I'm learning R in my Data-Driven Business course at my university, so it's brand new to me. I'm making a data project that analyzes data from a .csv file.
I have tried this, and it doesn't provide me with the right kind of result.
My problem is removing rows based on values from the column "Year_Birth".
I have tried:
# Read a csv file using read.csv()
csv_file = read.csv(file = "filtered_data.csv",
stringsAsFactors = FALSE, header = TRUE)
BabyBoomer = csv_file$Year_Birth[ csv_file$Year_Birth >= 1946 & csv_file$Year_Birth <= 1964]
head(BabyBoomer)
print::
[1] 1957 1954 1959 1952 1946 1946
y = csv_file$Year_Birth[csv_file$Year_Birth <= 1964]
BabyBoomer <- csv_file[-c(y), ]
head(BabyBoomer)
print:: df but without something changed
I would like to be able to create a subset with all rows deleted beside those <= 1964
CodePudding user response:
y = csv_file$Year_Birth[csv_file$Year_Birth <= 1964]
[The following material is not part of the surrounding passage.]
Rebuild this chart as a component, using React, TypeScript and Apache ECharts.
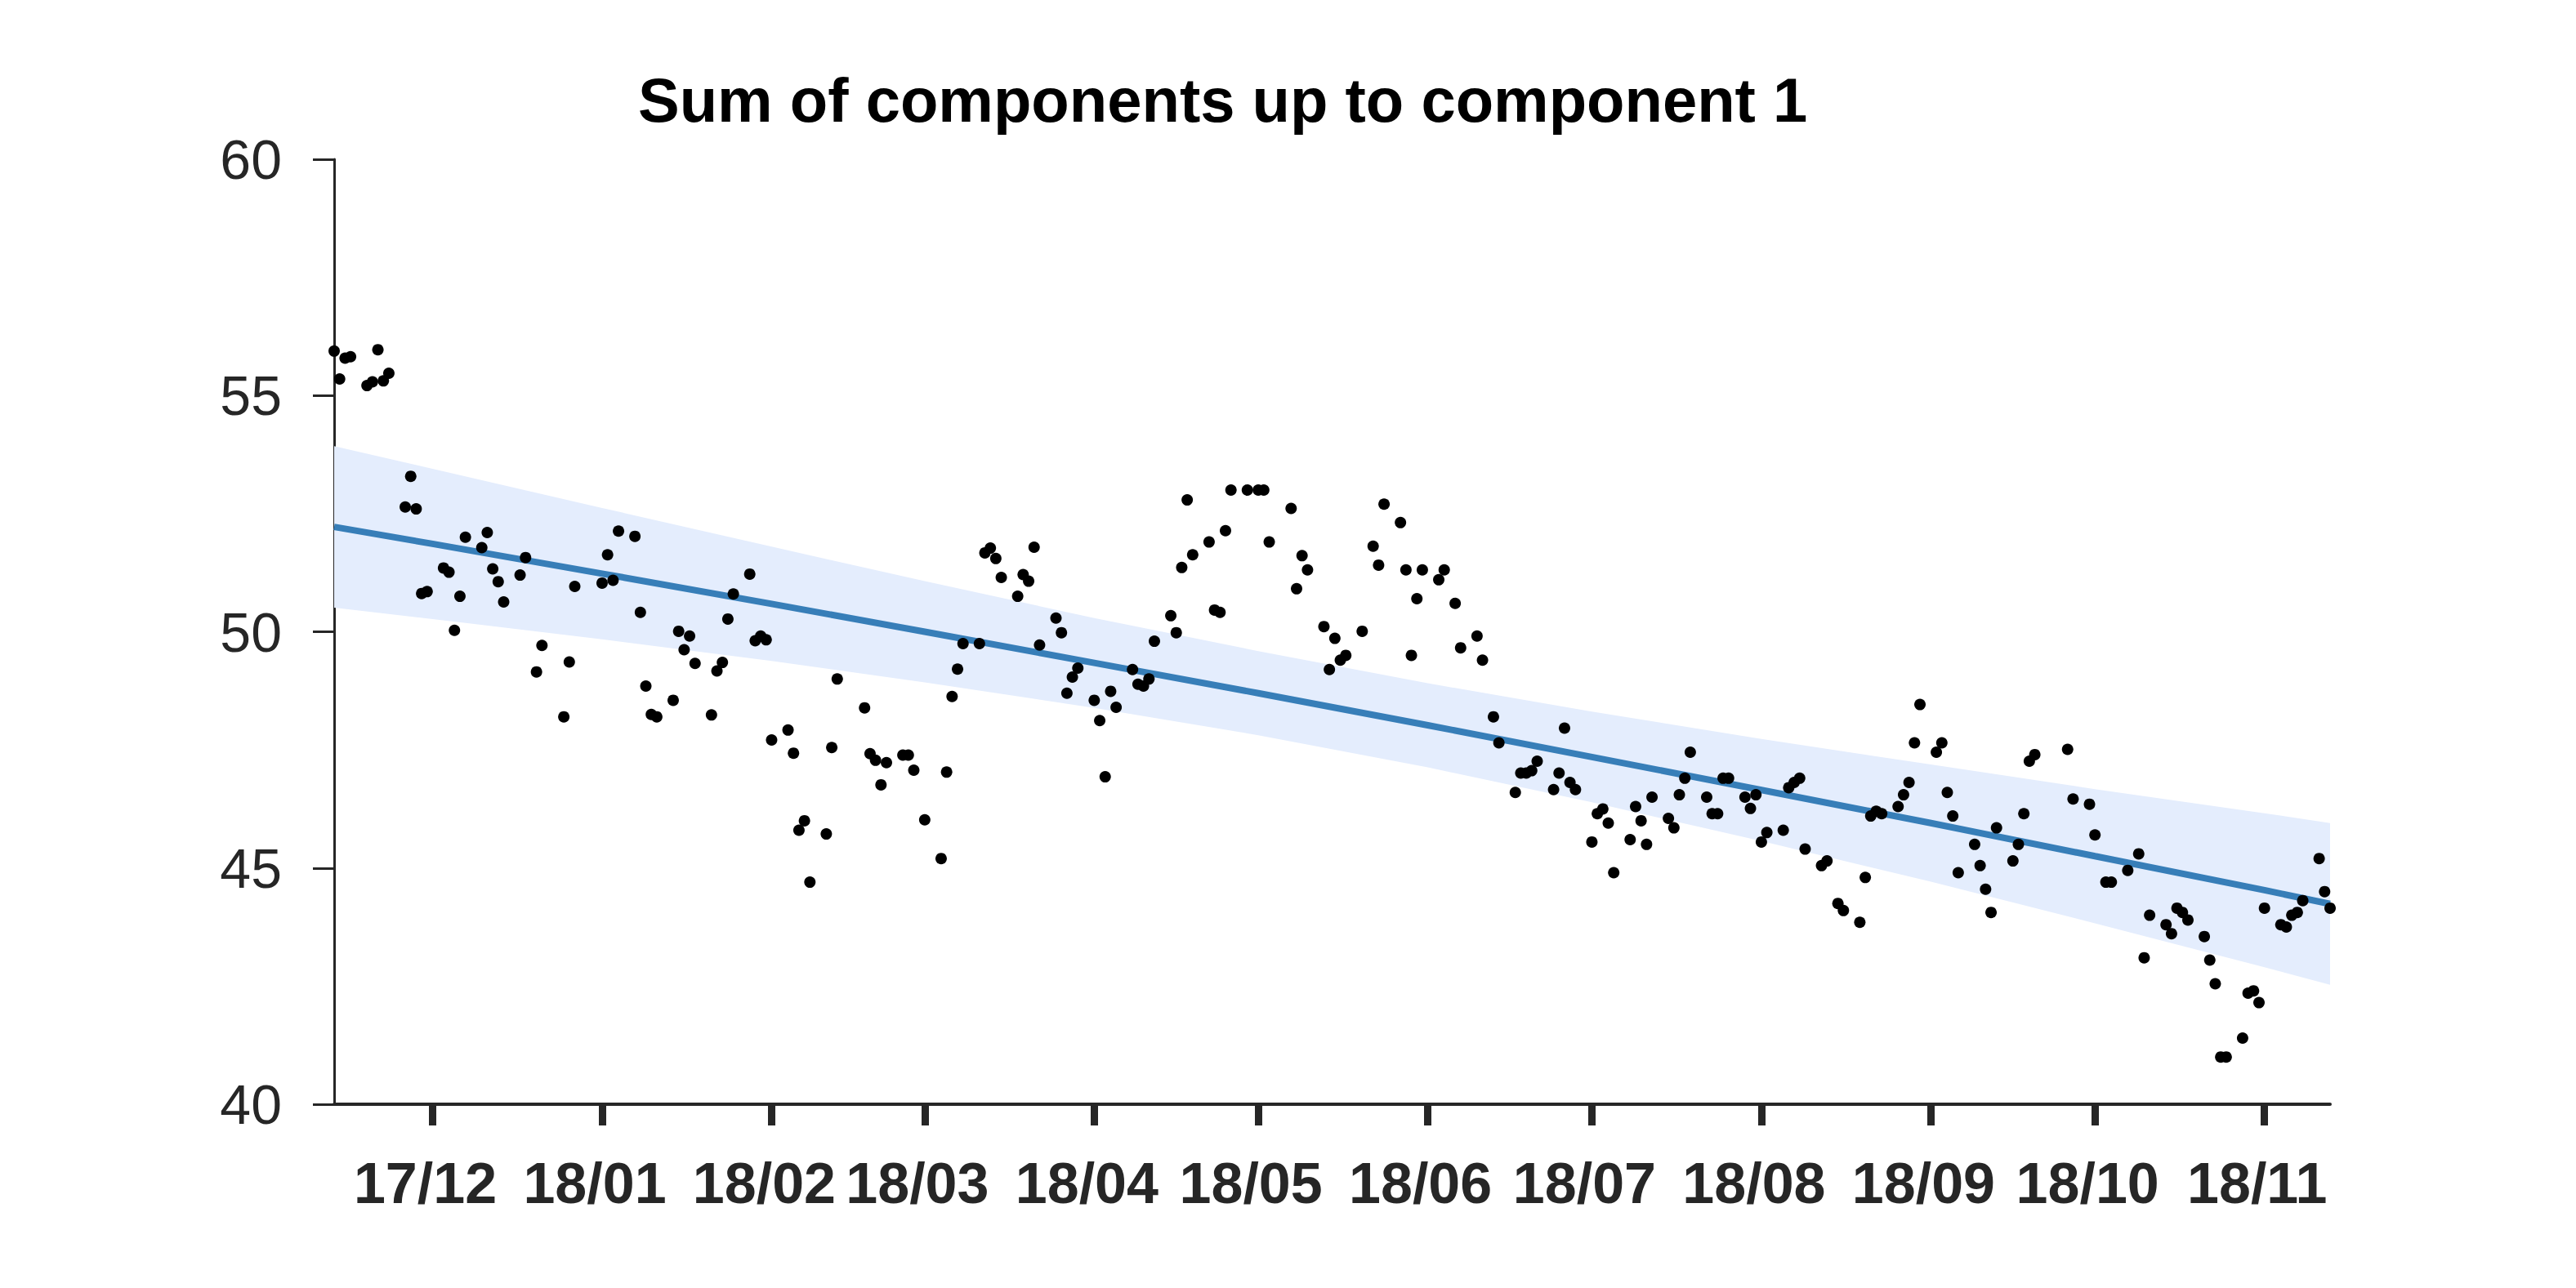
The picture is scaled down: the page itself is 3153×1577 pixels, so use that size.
import React, { useEffect, useRef } from 'react';
import * as echarts from 'echarts';

const chartTitle = 'Sum of components up to component 1';

// Observed points (date as placed on the x axis, value)
const pointDates = [
  '2017-11-13', '2017-11-14', '2017-11-15', '2017-11-16', '2017-11-19', '2017-11-20', '2017-11-21', '2017-11-22', '2017-11-23',
  '2017-11-26', '2017-11-27', '2017-11-28', '2017-11-29', '2017-11-30',
  '2017-12-03', '2017-12-04', '2017-12-05', '2017-12-06', '2017-12-07', '2017-12-10', '2017-12-11', '2017-12-12', '2017-12-13',
  '2017-12-14', '2017-12-17', '2017-12-18', '2017-12-20', '2017-12-21', '2017-12-25', '2017-12-26', '2017-12-27',
  '2018-01-01', '2018-01-02', '2018-01-03', '2018-01-04', '2018-01-07', '2018-01-08', '2018-01-09', '2018-01-10', '2018-01-11',
  '2018-01-14', '2018-01-15', '2018-01-16', '2018-01-17', '2018-01-18', '2018-01-21', '2018-01-22', '2018-01-23', '2018-01-24',
  '2018-01-25', '2018-01-28', '2018-01-29', '2018-01-30', '2018-01-31',
  '2018-02-01', '2018-02-04', '2018-02-05', '2018-02-06', '2018-02-07', '2018-02-08', '2018-02-11', '2018-02-12', '2018-02-13',
  '2018-02-18', '2018-02-19', '2018-02-20', '2018-02-21', '2018-02-22', '2018-02-25', '2018-02-26', '2018-02-27',
  '2018-03-01', '2018-03-04', '2018-03-05', '2018-03-06', '2018-03-07', '2018-03-08', '2018-03-11', '2018-03-12', '2018-03-13',
  '2018-03-14', '2018-03-15', '2018-03-18', '2018-03-19', '2018-03-20', '2018-03-21', '2018-03-22', '2018-03-25', '2018-03-26',
  '2018-03-27', '2018-03-28', '2018-03-29',
  '2018-04-01', '2018-04-02', '2018-04-03', '2018-04-04', '2018-04-05', '2018-04-08', '2018-04-09', '2018-04-10', '2018-04-11',
  '2018-04-12', '2018-04-15', '2018-04-16', '2018-04-17', '2018-04-18', '2018-04-19', '2018-04-22', '2018-04-23', '2018-04-24',
  '2018-04-25', '2018-04-26', '2018-04-29',
  '2018-05-01', '2018-05-02', '2018-05-03', '2018-05-07', '2018-05-08', '2018-05-09', '2018-05-10', '2018-05-13', '2018-05-14',
  '2018-05-15', '2018-05-16', '2018-05-17', '2018-05-20', '2018-05-22', '2018-05-23', '2018-05-24', '2018-05-27', '2018-05-28',
  '2018-05-29', '2018-05-30', '2018-05-31',
  '2018-06-03', '2018-06-04', '2018-06-06', '2018-06-07', '2018-06-10', '2018-06-11', '2018-06-13', '2018-06-14', '2018-06-17',
  '2018-06-18', '2018-06-19', '2018-06-20', '2018-06-21', '2018-06-24', '2018-06-25', '2018-06-26', '2018-06-27', '2018-06-28',
  '2018-07-01', '2018-07-02', '2018-07-03', '2018-07-04', '2018-07-05', '2018-07-08', '2018-07-09', '2018-07-10', '2018-07-11',
  '2018-07-12', '2018-07-15', '2018-07-16', '2018-07-17', '2018-07-18', '2018-07-19', '2018-07-22', '2018-07-23', '2018-07-24',
  '2018-07-25', '2018-07-26', '2018-07-29', '2018-07-30', '2018-07-31',
  '2018-08-01', '2018-08-02', '2018-08-05', '2018-08-06', '2018-08-07', '2018-08-08', '2018-08-09', '2018-08-12', '2018-08-13',
  '2018-08-15', '2018-08-16', '2018-08-19', '2018-08-20', '2018-08-21', '2018-08-22', '2018-08-23', '2018-08-26', '2018-08-27',
  '2018-08-28', '2018-08-29', '2018-08-30',
  '2018-09-02', '2018-09-03', '2018-09-04', '2018-09-05', '2018-09-06', '2018-09-09', '2018-09-10', '2018-09-11', '2018-09-12',
  '2018-09-13', '2018-09-16', '2018-09-17', '2018-09-18', '2018-09-19', '2018-09-20', '2018-09-26', '2018-09-27', '2018-09-30',
  '2018-10-01', '2018-10-03', '2018-10-04', '2018-10-07', '2018-10-09', '2018-10-10', '2018-10-11', '2018-10-14', '2018-10-15',
  '2018-10-16', '2018-10-17', '2018-10-18', '2018-10-21', '2018-10-22', '2018-10-23', '2018-10-24', '2018-10-25', '2018-10-28',
  '2018-10-29', '2018-10-30', '2018-10-31',
  '2018-11-01', '2018-11-04', '2018-11-05', '2018-11-06', '2018-11-07', '2018-11-08', '2018-11-11', '2018-11-12', '2018-11-13',
];

const pointValues = [
  55.94, 55.35, 55.79, 55.82, 55.21, 55.29, 55.97, 55.31, 55.47,
  52.64, 53.29, 52.6, 50.81, 50.85,
  51.35, 51.26, 50.03, 50.75, 52.0, 51.78, 52.1, 51.33, 51.06,
  50.63, 51.2, 51.57, 49.15, 49.71, 48.2, 49.36, 50.96,
  51.03, 51.63, 51.09, 52.13, 52.02, 50.41, 48.85, 48.25, 48.2,
  48.55, 50.01, 49.62, 49.91, 49.33, 48.24, 49.17, 49.35, 50.27,
  50.8, 51.22, 49.81, 49.91, 49.83,
  47.71, 47.92, 47.43, 45.8, 46.0, 44.7, 45.72, 47.55, 49.0,
  48.39, 47.42, 47.28, 46.76, 47.23, 47.39, 47.39, 47.07,
  46.02, 45.2, 47.03, 48.63, 49.21, 49.75, 49.75, 51.67, 51.77,
  51.55, 51.15, 50.75, 51.21, 51.07, 51.79, 49.72, 50.29, 49.98,
  48.7, 49.04, 49.23,
  48.55, 48.12, 46.93, 48.74, 48.4, 49.2, 48.89, 48.85, 49.0,
  49.8, 50.34, 49.98, 51.36, 52.79, 51.63, 51.9, 50.46, 50.41,
  52.14, 53.0, 53.0,
  53.0, 53.0, 51.9, 52.61, 50.91, 51.61, 51.31, 50.11, 49.2,
  49.86, 49.4, 49.5, 50.01, 51.81, 51.41, 52.7, 52.31, 51.31,
  49.5, 50.7, 51.31,
  51.1, 51.31, 50.6, 49.66, 49.91, 49.4, 48.2, 47.65, 46.6,
  47.01, 47.01, 47.06, 47.26, 46.66, 47.01, 47.96, 46.81, 46.66,
  45.55, 46.15, 46.25, 45.95, 44.9, 45.6, 46.3, 46.0, 45.5,
  46.5, 46.05, 45.85, 46.55, 46.9, 47.45, 46.5, 46.15, 46.15,
  46.9, 46.9, 46.5, 46.26, 46.55,
  45.55, 45.75, 45.8, 46.7, 46.81, 46.9, 45.4, 45.05, 45.15,
  44.25, 44.1, 43.85, 44.8, 46.1, 46.2, 46.15, 46.3, 46.55,
  46.81, 47.65, 48.46,
  47.45, 47.65, 46.6, 46.1, 44.9, 45.5, 45.05, 44.55, 44.06,
  45.85, 45.15, 45.5, 46.15, 47.26, 47.4, 47.51, 46.46, 46.35,
  45.7, 44.7, 44.7, 44.95, 45.3, 43.1, 44.0, 43.8, 43.61,
  44.15, 44.06, 43.9, 43.55, 43.05, 42.55, 41.0, 41.0, 41.4,
  42.35, 42.4, 42.15,
  44.15, 43.8, 43.75, 44.0, 44.06, 44.31, 45.2, 44.5, 44.15,
];

// Fitted trend and its confidence band, read at month starts and at both ends
const trendDates = [
  '2017-11-13', '2017-12-01', '2018-01-01', '2018-02-01', '2018-03-01', '2018-04-01', '2018-05-01',
  '2018-06-01', '2018-07-01', '2018-08-01', '2018-09-01', '2018-10-01', '2018-11-01', '2018-11-13',
];
const trendValues = [52.22, 51.86, 51.23, 50.59, 50.0, 49.34, 48.7, 48.02, 47.35, 46.65, 45.95, 45.25, 44.53, 44.24];
const bandUpper = [53.93, 53.45, 52.62, 51.8, 51.07, 50.29, 49.59, 48.91, 48.31, 47.73, 47.19, 46.67, 46.16, 45.95];
const bandLower = [50.51, 50.27, 49.84, 49.38, 48.93, 48.39, 47.81, 47.13, 46.39, 45.57, 44.71, 43.83, 42.9, 42.53];

// x-axis ticks
const tickDates = [
  '2017-12-01', '2018-01-01', '2018-02-01', '2018-03-01', '2018-04-01', '2018-05-01',
  '2018-06-01', '2018-07-01', '2018-08-01', '2018-09-01', '2018-10-01', '2018-11-01',
];
const tickLabels = ['17/12', '18/01', '18/02', '18/03', '18/04', '18/05', '18/06', '18/07', '18/08', '18/09', '18/10', '18/11'];

const yMin = 40;
const yMax = 60;
const yStep = 5;

function toTime(s: string): number {
  const [y, m, d] = s.split('-').map(Number);
  return Date.UTC(y, m - 1, d);
}

export default function App() {
  const ref = useRef<HTMLDivElement>(null);

  useEffect(() => {
    if (!ref.current) return;
    const chart = echarts.init(ref.current, null, { renderer: 'svg' });
    const font = "'Liberation Sans', Arial, Helvetica, sans-serif";
    const axisColor = '#262626';
    const tickTimes = tickDates.map(toTime);
    const xMin = toTime(pointDates[0]);
    const xMax = toTime(pointDates[pointDates.length - 1]);

    const scatterData = pointDates.map((d, i) => [toTime(d), pointValues[i]]);
    const trendData = trendDates.map((d, i) => [toTime(d), trendValues[i]]);
    const bandData = trendDates.map((d, i) => [toTime(d), bandLower[i], bandUpper[i]]);

    chart.setOption({
      animation: false,
      backgroundColor: '#ffffff',
      title: {
        text: chartTitle,
        left: 781,
        top: 84,
        padding: 0,
        textStyle: { fontFamily: font, fontSize: 76, fontWeight: 'bold', color: '#000000' },
      },
      grid: { left: 409, right: 301, top: 195, bottom: 225, containLabel: false },
      xAxis: {
        type: 'value',
        min: xMin,
        max: xMax,
        scale: true,
        axisLine: { show: true, onZero: false, lineStyle: { color: axisColor, width: 4 } },
        axisTick: { show: true, customValues: tickTimes, length: 26, lineStyle: { color: axisColor, width: 9 } },
        axisLabel: {
          show: true,
          customValues: tickTimes,
          margin: 62,
          fontFamily: font,
          fontSize: 70,
          fontWeight: 'bold',
          color: axisColor,
          hideOverlap: false,
          padding: [0, 18, 0, 0],
          formatter: (v: number) => {
            const i = tickTimes.findIndex((t) => Math.abs(t - v) < 43200000);
            return i >= 0 ? tickLabels[i] : '';
          },
        },
        splitLine: { show: false },
      },
      yAxis: {
        type: 'value',
        min: yMin,
        max: yMax,
        interval: yStep,
        axisLine: { show: true, lineStyle: { color: axisColor, width: 3 } },
        axisTick: { show: true, length: 26, lineStyle: { color: axisColor, width: 3 } },
        axisLabel: { margin: 64, fontFamily: font, fontSize: 68, color: axisColor },
        splitLine: { show: false },
      },
      series: [
        {
          name: 'band',
          type: 'custom',
          silent: true,
          z: 1,
          encode: { x: 0, y: [1, 2] },
          data: bandData,
          renderItem: (params: any, api: any) => {
            if (params.dataIndex !== 0) return null;
            const top: number[][] = [];
            const bottom: number[][] = [];
            for (let i = 0; i < bandData.length; i++) {
              top.push(api.coord([bandData[i][0], bandData[i][2]]));
              bottom.push(api.coord([bandData[i][0], bandData[i][1]]));
            }
            const points = top.concat(bottom.reverse());
            return {
              type: 'polygon',
              shape: { points },
              style: { fill: '#e4edfd', stroke: 'none' },
            };
          },
        },
        {
          name: 'trend',
          type: 'line',
          data: trendData,
          symbol: 'none',
          lineStyle: { color: '#377eb8', width: 8 },
          z: 2,
        },
        {
          name: 'observed',
          type: 'scatter',
          data: scatterData,
          symbolSize: 14,
          itemStyle: { color: '#000000', opacity: 1 },
          z: 3,
        },
      ],
    });

    return () => chart.dispose();
  }, []);

  return (
    <div
      ref={ref}
      style={{ position: 'fixed', left: 0, top: 0, width: 3153, height: 1577, background: '#ffffff' }}
    />
  );
}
After executing the snippet above, y
will contain a vector of Year_Birth
<= 1964 but what you need to extract the subset you desire is a vector containing the indices of the data.frame where Year_Birth
<= 1964. This code will do that:
y <- which(csv_file$Year_Birth <= 1964)
BabyBoomer <- csv_file[ y, ]
head(BabyBoomer)
CodePudding user response:
Try using the y <- subset()
function. With that you can say subset(dataset, dataset$year <= 1946)
.
EDIT: you can also then say if you only want a vector containing years, you can say subset(dataset$year, dataset$year <= 1946)
Check out this documentation, helped me a lot to get started: https://homerhanumat.github.io/elemStats/
Hope this helps!